Biben menekankan bahwa aksi ini diikuti bukan oleh kalangan perawat saja, tetapi oleh semua unsur fasyankes mulai dari perawat, bidan, dokter, ahli farmasi, analis kesehatan, tenaga administrasi, dan pekerja honorer yang di luar nakes tetapi bekerja di fasyankes. Mereka semua tergabung ke dalam Forum Komunikasi Honorer Fasyankes Jawa Barat.

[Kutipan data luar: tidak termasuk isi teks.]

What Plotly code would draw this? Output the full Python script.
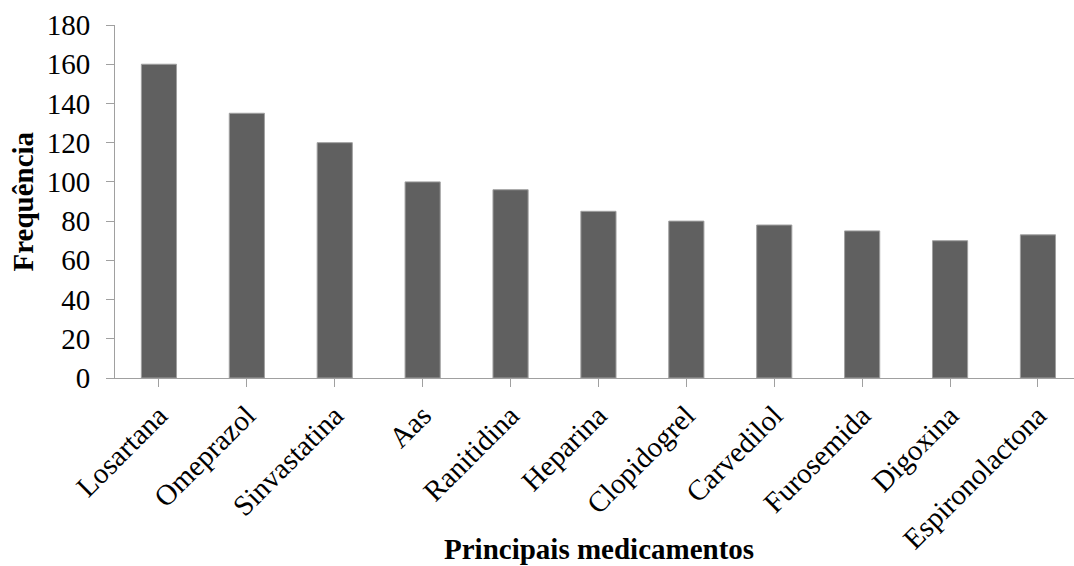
import plotly.graph_objects as go

categories = ["Losartana", "Omeprazol", "Sinvastatina", "Aas", "Ranitidina",
              "Heparina", "Clopidogrel", "Carvedilol", "Furosemida", "Digoxina",
              "Espironolactona"]
values = [160, 135, 120, 100, 96, 85, 80, 78, 75, 70, 73]
y_ticks = [0, 20, 40, 60, 80, 100, 120, 140, 160, 180]

W, H = 1074, 566
L, R, T, B = 115, 0, 25, 188
pw = W - L - R
ph = H - T - B
cat_w = 87.9
x_max = -0.5 + pw / cat_w

font_family = "Liberation Serif"

fig = go.Figure(go.Bar(
    x=list(range(len(categories))),
    y=values,
    marker=dict(color="#606060", line=dict(color="#a0a0a0", width=1)),
    width=0.4,
))

fig.update_layout(
    width=W, height=H,
    margin=dict(l=L, r=R, t=T, b=B, autoexpand=False),
    paper_bgcolor="white", plot_bgcolor="white",
    showlegend=False,
    font=dict(family=font_family, size=29, color="black"),
    xaxis=dict(
        range=[-0.5, x_max],
        tickmode="array",
        tickvals=list(range(len(categories))),
        ticktext=categories,
        tickangle=-45,
        tickson="boundaries",
        ticks="outside", ticklen=8, tickcolor="#a0a0a0", tickwidth=1,
        showline=True, linecolor="#a0a0a0", linewidth=1,
        showgrid=False, zeroline=False,
        tickfont=dict(family=font_family, size=29, color="black"),
        automargin=False,
    ),
    yaxis=dict(
        range=[0, 180],
        tickmode="array",
        tickvals=y_ticks,
        ticks="outside", ticklen=8, tickcolor="#a0a0a0", tickwidth=1,
        showline=True, linecolor="#a0a0a0", linewidth=1,
        showgrid=False, zeroline=False,
        tickfont=dict(family=font_family, size=29, color="black"),
        ticklabelstandoff=10,
        automargin=False,
    ),
    annotations=[
        dict(text="<b>Frequência</b>", textangle=-90,
             xref="paper", yref="paper",
             x=(22 - L) / pw, y=0.5, xanchor="center", yanchor="middle",
             showarrow=False, font=dict(family=font_family, size=29, color="black")),
        dict(text="<b>Principais medicamentos</b>",
             xref="paper", yref="paper",
             x=(599 - L) / pw, y=(T + ph - 549) / ph, xanchor="center", yanchor="middle",
             showarrow=False, font=dict(family=font_family, size=29, color="black")),
    ],
)

fig.write_html("out.html", config={"displayModeBar": False},
               post_script="document.body.style.margin='0';document.body.style.overflow='hidden';")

Mereka yang melakukan aksi hanya perwakilan saja dari belasan ribu tenaga honorer fasyankes. Aksi ini pun dijamin tidak mengganggu layanan kesehatan, karena perwakilan yang ikut aksi adalah yang giliran libur atau tidak sedang bertugas.
Mereka yang aksi berusaha mewakili teman senasib. Banyak pekerja honorer yang sudah mengabdi selama belasan hingga puluhan tahun namun hingga kini statusnya tetap sebagai honorer. Gaji mereka pun jauh di bawah upah minimum.
“Makanya banyak tuntutannya, yang pertama untuk menentukan status, menyanyakan status pekerja mereka, meminta upah minimum karena banyak sekali teman honorer yang dupahnya tidak manusiawi 100-200 ribu rupiah per bulan. Bahkan ada yang tidak diupah tapi mengandalkan sumbangan dari ASN. Di daerah banyak terjadi, di puskesmas dan lain-lain,” kata Biben, saat dihubungi BandungBergerak.id.
Tuntutan utama mereka adalah pengangkatan dari honorer ke ASN. Alasannya, proporsi tenaga ASN dan honorer di daerah sangat jomplang, yakni 60 persen honorer dan 40 persen ASN. Bahkan ada daerah yang proporsinya 80 persen honorer dan 20 persen ASN.
“Jadi teman-teman merasa dizalimi. Pemerintah butuh tenaga teman-teman honorer tapi teman-teman honorer tidak dihargai, bahkan tidak diakui,” katanya.
Aksi ini pun tidak tiba-tiba. Sebelumnya, Forum telah melakukan berbagai macam audiensi di tingkat kota dan kabupaten maupun DPRD, namun tidak membuahkan hasil. Maka mereka pun melakukan aksi ke Gedung Sate, setelah sebelumnya melayangkan surat untuk bertemu Ridwan Kamil langsung. Walau pada hari H aksi, Ridwan Kamil tidak menemui mereka karena ada agenda lain.